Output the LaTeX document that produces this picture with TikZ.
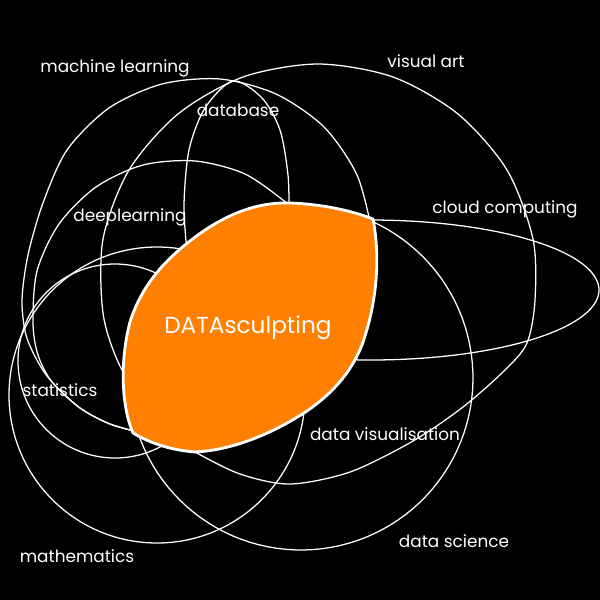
\documentclass[tikz,border=0pt]{standalone}
\usepackage{fontspec}
\newfontfamily\venfont{Poppins}
\definecolor{sculpt}{RGB}{255,128,0}
\begin{document}
\begin{tikzpicture}[x=0.025cm,y=-0.025cm,
  ring/.style={white,line width=0.9pt},
  tag/.style={text=white,anchor=base,inner sep=0pt,font=\venfont\fontsize{12}{14}\selectfont},
  hubtag/.style={text=white,anchor=base,inner sep=0pt,font=\venfont\fontsize{16.5}{18}\selectfont}]
\fill[black] (0,0) rectangle (600,600);
\useasboundingbox (0,0) rectangle (600,600);

% rings, their hidden parts go under the orange
\draw[ring] (115,361) circle[radius=97];
\draw[ring] (157,395) circle[radius=148];
\draw[ring] plot[smooth] coordinates {(372,231) (357,175) (324,127) (276,94) (220,79) (162,84) (109,108)
  (67,150) (43,203) (28,255) (22,300) (26,335) (38,362) (52,382) (80,408) (110,424) (142,433)};
\draw[ring] plot[smooth] coordinates {(297,214) (288,204) (245,174) (195,161) (143,165) (96,187) (59,224)
  (37,271) (33,323) (38,355) (52,382) (80,408) (110,424) (142,433)};
\draw[ring] plot[smooth] coordinates {(187,252) (184,205) (189,150) (205,108) (233,81) (262,98) (280,130)
  (288,175) (289,212)};
\draw[ring] plot[smooth] coordinates {(151,412) (120,366) (103,313) (103,239) (129,170) (178,114) (243,77)
  (318,64) (393,77) (458,114) (507,170) (533,239) (535,300) (527,343) (505,370) (463,407) (413,441)
  (350,472) (290,484) (240,474) (195,452) (178,441)};
\draw[ring] plot[domain=-100:100,samples=60] ({371+228*cos(\x)},{290+70*sin(\x)});
\draw[ring] plot[domain=-75:165,samples=80] ({301+172*cos(\x)},{378+172*sin(\x)});

% the orange core
\filldraw[fill=sculpt,draw=white,line width=2pt,line join=round]
  (185,245) .. controls (225,212) and (260,202) .. (290,203)
  .. controls (320,204) and (350,210) .. (373,219)
  .. controls (380,255) and (378,300) .. (362,345)
  .. controls (350,375) and (330,395) .. (307,411)
  .. controls (275,432) and (235,450) .. (195,452)
  .. controls (170,450) and (150,443) .. (133,433)
  .. controls (121,405) and (120,360) .. (130,322)
  .. controls (140,290) and (160,265) .. (185,245) -- cycle;

\node[hubtag] (hub) at (248,333) {DATAsculpting};
\node[tag] (ml) at (115,72) {machine learning};
\node[tag] (va) at (426,67) {visual art};
\node[tag] (db) at (238,116) {database};
\node[tag] (dl) at (130,221) {deeplearning};
\node[tag] (cc) at (505,213) {cloud computing};
\node[tag] (st) at (60,396) {statistics};
\node[tag] (dv) at (385,440) {data visualisation};
\node[tag] (ma) at (77,562) {mathematics};
\node[tag] (ds) at (454,547) {data science};
\end{tikzpicture}
\end{document}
----------------------------------------
Quote the material exactly. Pictures stay out.

Output the LaTeX document that produces this picture with TikZ.
\documentclass[tikz,border=0pt]{standalone}
\usepackage{fontspec}
\newfontfamily\venfont{Poppins}
\definecolor{sculpt}{RGB}{255,128,0}
\begin{document}
\begin{tikzpicture}[x=0.025cm,y=-0.025cm,
  ring/.style={white,line width=0.9pt},
  tag/.style={text=white,anchor=base,inner sep=0pt,font=\venfont\fontsize{12}{14}\selectfont},
  hubtag/.style={text=white,anchor=base,inner sep=0pt,font=\venfont\fontsize{16.5}{18}\selectfont}]
\fill[black] (0,0) rectangle (600,600);
\useasboundingbox (0,0) rectangle (600,600);

% rings, their hidden parts go under the orange
\draw[ring] (115,361) circle[radius=97];
\draw[ring] (157,395) circle[radius=148];
\draw[ring] plot[smooth] coordinates {(372,231) (357,175) (324,127) (276,94) (220,79) (162,84) (109,108)
  (67,150) (43,203) (28,255) (22,300) (26,335) (38,362) (52,382) (80,408) (110,424) (142,433)};
\draw[ring] plot[smooth] coordinates {(297,214) (288,204) (245,174) (195,161) (143,165) (96,187) (59,224)
  (37,271) (33,323) (38,355) (52,382) (80,408) (110,424) (142,433)};
\draw[ring] plot[smooth] coordinates {(187,252) (184,205) (189,150) (205,108) (233,81) (262,98) (280,130)
  (288,175) (289,212)};
\draw[ring] plot[smooth] coordinates {(151,412) (120,366) (103,313) (103,239) (129,170) (178,114) (243,77)
  (318,64) (393,77) (458,114) (507,170) (533,239) (535,300) (527,343) (505,370) (463,407) (413,441)
  (350,472) (290,484) (240,474) (195,452) (178,441)};
\draw[ring] plot[domain=-100:100,samples=60] ({371+228*cos(\x)},{290+70*sin(\x)});
\draw[ring] plot[domain=-75:165,samples=80] ({301+172*cos(\x)},{378+172*sin(\x)});

% the orange core
\filldraw[fill=sculpt,draw=white,line width=2pt,line join=round]
  (185,245) .. controls (225,212) and (260,202) .. (290,203)
  .. controls (320,204) and (350,210) .. (373,219)
  .. controls (380,255) and (378,300) .. (362,345)
  .. controls (350,375) and (330,395) .. (307,411)
  .. controls (275,432) and (235,450) .. (195,452)
  .. controls (170,450) and (150,443) .. (133,433)
  .. controls (121,405) and (120,360) .. (130,322)
  .. controls (140,290) and (160,265) .. (185,245) -- cycle;

\node[hubtag] (hub) at (248,333) {DATAsculpting};
\node[tag] (ml) at (115,72) {machine learning};
\node[tag] (va) at (426,67) {visual art};
\node[tag] (db) at (238,116) {database};
\node[tag] (dl) at (130,221) {deeplearning};
\node[tag] (cc) at (505,213) {cloud computing};
\node[tag] (st) at (60,396) {statistics};
\node[tag] (dv) at (385,440) {data visualisation};
\node[tag] (ma) at (77,562) {mathematics};
\node[tag] (ds) at (454,547) {data science};
\end{tikzpicture}
\end{document}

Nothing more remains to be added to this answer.